» Figure scripts:

+ + + + + + +

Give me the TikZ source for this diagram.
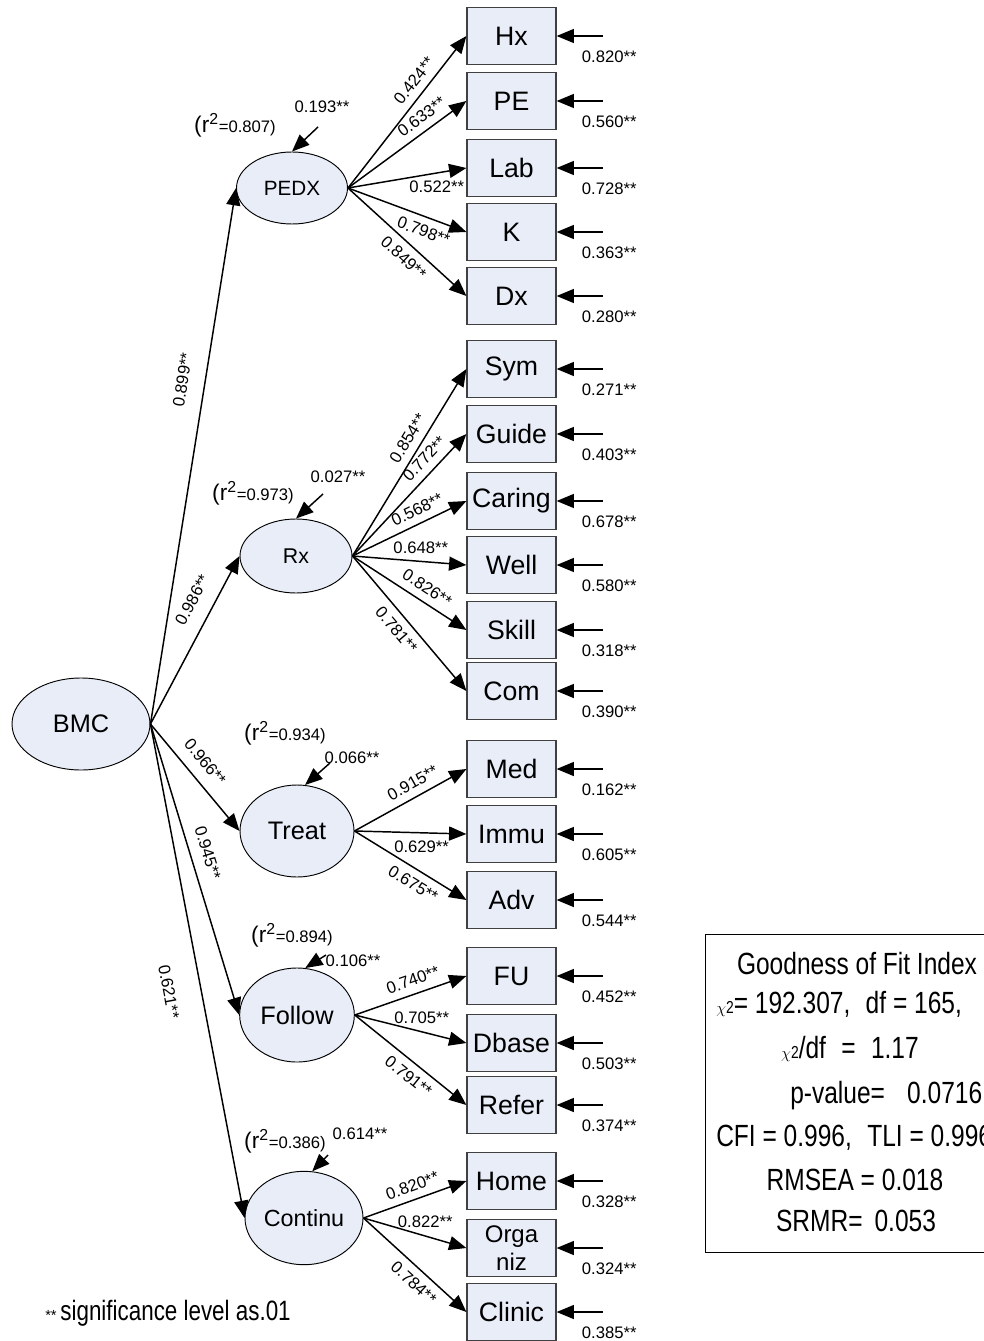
\documentclass[tikz,border=0pt]{standalone}
\usepackage{fontspec}
\setmainfont{Liberation Sans}
\newfontfamily\condfont[FakeStretch=0.8]{Liberation Sans}
\usetikzlibrary{shapes,arrows.meta,positioning}
\definecolor{latentcolor}{RGB}{232,237,248}
\definecolor{framecolor}{RGB}{64,64,64}

\begin{document}
\begin{tikzpicture}[
    x=0.75pt, y=-0.75pt,
    latent/.style={ellipse, draw, fill=latentcolor, inner sep=0pt, line width=0.7pt},
    indicator/.style={rectangle, draw=framecolor, fill=latentcolor, minimum width=66.75pt, minimum height=42.75pt, inner sep=0pt, font=\fontsize{20}{22}\selectfont, line width=0.9pt},
    arrow/.style={-{Triangle[length=13pt,width=10.5pt]}, line width=1.1pt},
    coef/.style={font=\fontsize{12.5}{13}\selectfont, inner sep=5.5pt},
    pathcoef/.style={coef, inner sep=11pt},
    errcoef/.style={font=\fontsize{12.5}{13}\selectfont, inner sep=1pt, xshift=5pt, yshift=-15.75pt},
    rsq/.style={font=\fontsize{12.5}{13}\selectfont, inner sep=1pt},
    fitline/.style={font=\condfont\fontsize{23}{25}\selectfont, inner sep=0pt}
]
\useasboundingbox (0,0) rectangle (984,1341);

% Latent Variables
\node[latent, minimum width=103.5pt, minimum height=69pt, font=\fontsize{19}{21}\selectfont] (BMC) at (81,724) {BMC};
\node[latent, minimum width=83.25pt, minimum height=54pt, font=\fontsize{15.5}{17}\selectfont] (PEDX) at (292,188) {PEDX};
\node[latent, minimum width=84pt, minimum height=55.5pt, font=\fontsize{16}{18}\selectfont] (Rx) at (296,556) {Rx};
\node[latent, minimum width=85.5pt, minimum height=69pt, font=\fontsize{19}{21}\selectfont] (Treat) at (297,831) {Treat};
\node[latent, minimum width=86pt, minimum height=70.5pt, font=\fontsize{19}{21}\selectfont] (Follow) at (297,1015) {Follow};
\node[latent, minimum width=88.5pt, minimum height=70pt, font=\fontsize{17.5}{19}\selectfont] (Continu) at (304,1218) {Continu};

% Observed Indicators
\node[indicator] (Hx) at (511.5,36) {Hx};
\node[indicator] (PE) at (511.5,101) {PE};
\node[indicator] (Lab) at (511.5,168) {Lab};
\node[indicator] (K) at (511.5,232) {K};
\node[indicator] (Dx) at (511.5,296) {Dx};
\node[indicator] (Sym) at (511.5,369) {Sym};
\node[indicator] (Guide) at (511.5,434) {Guide};
\node[indicator] (Caring) at (511.5,501) {Caring};
\node[indicator] (Well) at (511.5,565) {Well};
\node[indicator] (Skill) at (511.5,630) {Skill};
\node[indicator] (Com) at (511.5,691) {Com};
\node[indicator] (Med) at (511.5,769) {Med};
\node[indicator] (Immu) at (511.5,834) {Immu};
\node[indicator] (Adv) at (511.5,900) {Adv};
\node[indicator] (FU) at (511.5,976) {FU};
\node[indicator] (Dbase) at (511.5,1043) {Dbase};
\node[indicator] (Refer) at (511.5,1105) {Refer};
\node[indicator] (Home) at (511.5,1181) {Home};
\node[indicator, align=center, font=\fontsize{18}{21}\selectfont] (Organiz) at (511.5,1248) {Orga\\niz};
\node[indicator] (Clinic) at (511.5,1312) {Clinic};

% Second-order Paths
\draw[arrow] (BMC.east) -- (PEDX.west) node[pathcoef, sloped, above, pos=0.635, inner sep=12pt] {0.899**};
\draw[arrow] (BMC.east) -- (Rx.west) node[pathcoef, sloped, above, pos=0.68] {0.986**};
\draw[arrow] (BMC.east) -- (Treat.west) node[pathcoef, sloped, above, pos=0.46, inner sep=8.5pt] {0.966**};
\draw[arrow] (BMC.east) -- (Follow.west) node[pathcoef, sloped, above, pos=0.46, inner sep=8pt] {0.945**};
\draw[arrow] (BMC.east) -- (Continu.west) node[pathcoef, sloped, below, pos=0.53, inner sep=19pt] {0.621**};

% Loadings PEDX
\draw[arrow] (PEDX.east) -- (Hx.west) node[coef, sloped, above, pos=0.65] {0.424**};
\draw[arrow] (PEDX.east) -- (PE.west) node[coef, sloped, above, pos=0.69] {0.633**};
\draw[arrow] (PEDX.east) -- (Lab.west) node[coef, below, pos=0.75] {0.522**};
\draw[arrow] (PEDX.east) -- (K.west) node[coef, sloped, below, pos=0.68] {0.798**};
\draw[arrow] (PEDX.east) -- (Dx.west) node[coef, sloped, below, pos=0.55] {0.849**};

% Loadings Rx
\draw[arrow] (Rx.east) -- (Sym.west) node[coef, sloped, above, pos=0.59] {0.854**};
\draw[arrow] (Rx.east) -- (Guide.west) node[coef, sloped, above, pos=0.72] {0.772**};
\draw[arrow] (Rx.east) -- (Caring.west) node[coef, sloped, above, pos=0.62] {0.568**};
\draw[arrow] (Rx.east) -- (Well.west) node[coef, above, pos=0.6] {0.648**};
\draw[arrow] (Rx.east) -- (Skill.west) node[coef, sloped, above, pos=0.59] {0.826**};
\draw[arrow] (Rx.east) -- (Com.west) node[coef, sloped, below, pos=0.48] {0.781**};

% Loadings Treat
\draw[arrow] (Treat.east) -- (Med.west) node[coef, sloped, above, pos=0.58] {0.915**};
\draw[arrow] (Treat.east) -- (Immu.west) node[coef, below, pos=0.6] {0.629**};
\draw[arrow] (Treat.east) -- (Adv.west) node[coef, sloped, below, pos=0.59] {0.675**};

% Loadings Follow
\draw[arrow] (Follow.east) -- (FU.west) node[coef, sloped, above, pos=0.56] {0.740**};
\draw[arrow] (Follow.east) -- (Dbase.west) node[coef, above, pos=0.6] {0.705**};
\draw[arrow] (Follow.east) -- (Refer.west) node[coef, sloped, below, pos=0.56] {0.791**};

% Loadings Continu
\draw[arrow] (Continu.east) -- (Home.west) node[coef, sloped, above, pos=0.52] {0.820**};
\draw[arrow] (Continu.east) -- (Organiz.west) node[coef, above, pos=0.6] {0.822**};
\draw[arrow] (Continu.east) -- (Clinic.west) node[coef, sloped, below, pos=0.58] {0.784**};

% Disturbances
\coordinate (dPEDX) at (318,127);
\coordinate (dRx) at (323,494);
\coordinate (dTreat) at (330,763);
\coordinate (dFollow) at (326,955);
\coordinate (dContinu) at (328,1155);
\draw[arrow] (dPEDX) -- (PEDX.north);
\draw[arrow] (dRx) -- (Rx.north);
\draw[arrow] (dTreat) -- (Treat.80);
\draw[arrow] (dFollow) -- (Follow.80);
\draw[arrow] (dContinu) -- (Continu.80);
\node[rsq] (uPEDX) at (322,107) {0.193**};
\node[rsq] (uRx) at (338,477) {0.027**};
\node[rsq] (uTreat) at (352,758) {0.066**};
\node[rsq] (uFollow) at (353,961) {0.106**};
\node[rsq] (uContinu) at (360,1134) {0.614**};
\node[rsq] (rPEDX) at (235,125) {{\fontsize{17}{18}\selectfont(r\textsuperscript{2}}=0.807)};
\node[rsq] (rRx) at (253,493) {{\fontsize{17}{18}\selectfont(r\textsuperscript{2}}=0.973)};
\node[rsq] (rTreat) at (285,733) {{\fontsize{17}{18}\selectfont(r\textsuperscript{2}}=0.934)};
\node[rsq] (rFollow) at (292,935) {{\fontsize{17}{18}\selectfont(r\textsuperscript{2}}=0.894)};
\node[rsq] (rContinu) at (285,1141) {{\fontsize{17}{18}\selectfont(r\textsuperscript{2}}=0.386)};

% Measurement Errors
\coordinate[right=34.5pt of Hx] (eHx);
\coordinate[right=34.5pt of PE] (ePE);
\coordinate[right=34.5pt of Lab] (eLab);
\coordinate[right=34.5pt of K] (eK);
\coordinate[right=34.5pt of Dx] (eDx);
\coordinate[right=34.5pt of Sym] (eSym);
\coordinate[right=34.5pt of Guide] (eGuide);
\coordinate[right=34.5pt of Caring] (eCaring);
\coordinate[right=34.5pt of Well] (eWell);
\coordinate[right=34.5pt of Skill] (eSkill);
\coordinate[right=34.5pt of Com] (eCom);
\coordinate[right=34.5pt of Med] (eMed);
\coordinate[right=34.5pt of Immu] (eImmu);
\coordinate[right=34.5pt of Adv] (eAdv);
\coordinate[right=34.5pt of FU] (eFU);
\coordinate[right=34.5pt of Dbase] (eDbase);
\coordinate[right=34.5pt of Refer] (eRefer);
\coordinate[right=34.5pt of Home] (eHome);
\coordinate[right=34.5pt of Organiz] (eOrganiz);
\coordinate[right=34.5pt of Clinic] (eClinic);
\draw[arrow] (eHx) node[errcoef] {0.820**} -- (Hx);
\draw[arrow] (ePE) node[errcoef] {0.560**} -- (PE);
\draw[arrow] (eLab) node[errcoef] {0.728**} -- (Lab);
\draw[arrow] (eK) node[errcoef] {0.363**} -- (K);
\draw[arrow] (eDx) node[errcoef] {0.280**} -- (Dx);
\draw[arrow] (eSym) node[errcoef] {0.271**} -- (Sym);
\draw[arrow] (eGuide) node[errcoef] {0.403**} -- (Guide);
\draw[arrow] (eCaring) node[errcoef] {0.678**} -- (Caring);
\draw[arrow] (eWell) node[errcoef] {0.580**} -- (Well);
\draw[arrow] (eSkill) node[errcoef] {0.318**} -- (Skill);
\draw[arrow] (eCom) node[errcoef] {0.390**} -- (Com);
\draw[arrow] (eMed) node[errcoef] {0.162**} -- (Med);
\draw[arrow] (eImmu) node[errcoef] {0.605**} -- (Immu);
\draw[arrow] (eAdv) node[errcoef] {0.544**} -- (Adv);
\draw[arrow] (eFU) node[errcoef] {0.452**} -- (FU);
\draw[arrow] (eDbase) node[errcoef] {0.503**} -- (Dbase);
\draw[arrow] (eRefer) node[errcoef] {0.374**} -- (Refer);
\draw[arrow] (eHome) node[errcoef] {0.328**} -- (Home);
\draw[arrow] (eOrganiz) node[errcoef] {0.324**} -- (Organiz);
\draw[arrow] (eClinic) node[errcoef] {0.385**} -- (Clinic);

% Fit Indices
\node[draw, line width=0.75pt, minimum width=221.25pt, minimum height=238.5pt, inner sep=0pt] (fitbox) at (852.5,1093.5) {};
\node[fitline] (fit1) at (857,964) {Goodness of Fit Index};
\node[fitline, anchor=west] (fit2) at (716,1004) {{\fontsize{13}{13}\selectfont$\chi$2}= 192.307,\enspace df = 165,};
\node[fitline] (fit3) at (850,1049) {{\fontsize{13}{13}\selectfont$\chi$2}/df\enspace =\enspace 1.17};
\node[fitline, anchor=west] (fit4) at (790,1096) {p-value= \enspace 0.0716};
\node[fitline, anchor=west] (fit5) at (716,1138) {CFI = 0.996,\enspace TLI = 0.996};
\node[fitline] (fit6) at (855,1180) {RMSEA = 0.018};
\node[fitline] (fit7) at (856,1221) {SRMR= \,0.053};

% Note
\node[anchor=west, inner sep=0pt] (note) at (45,1313) {{\fontsize{11}{12}\selectfont **} {\condfont\fontsize{21}{23}\selectfont significance level as.01}};

\end{tikzpicture}
\end{document}
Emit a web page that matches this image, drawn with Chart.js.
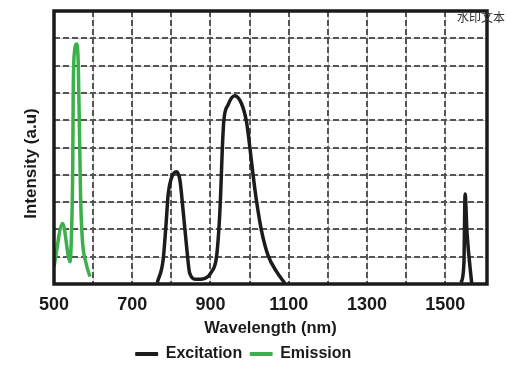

+ + + + + + +

» Requirements: Repeat exactly the lines from the first line of the records above through the line containing "(0,0) rectangle (984,1341);", leaving out the pictures.

» The completed task:
Give me the TikZ source for this diagram.
\documentclass[tikz,border=0pt]{standalone}
\usepackage{fontspec}
\setmainfont{Liberation Sans}
\newfontfamily\condfont[FakeStretch=0.8]{Liberation Sans}
\usetikzlibrary{shapes,arrows.meta,positioning}
\definecolor{latentcolor}{RGB}{232,237,248}
\definecolor{framecolor}{RGB}{64,64,64}

\begin{document}
\begin{tikzpicture}[
    x=0.75pt, y=-0.75pt,
    latent/.style={ellipse, draw, fill=latentcolor, inner sep=0pt, line width=0.7pt},
    indicator/.style={rectangle, draw=framecolor, fill=latentcolor, minimum width=66.75pt, minimum height=42.75pt, inner sep=0pt, font=\fontsize{20}{22}\selectfont, line width=0.9pt},
    arrow/.style={-{Triangle[length=13pt,width=10.5pt]}, line width=1.1pt},
    coef/.style={font=\fontsize{12.5}{13}\selectfont, inner sep=5.5pt},
    pathcoef/.style={coef, inner sep=11pt},
    errcoef/.style={font=\fontsize{12.5}{13}\selectfont, inner sep=1pt, xshift=5pt, yshift=-15.75pt},
    rsq/.style={font=\fontsize{12.5}{13}\selectfont, inner sep=1pt},
    fitline/.style={font=\condfont\fontsize{23}{25}\selectfont, inner sep=0pt}
]
\useasboundingbox (0,0) rectangle (984,1341);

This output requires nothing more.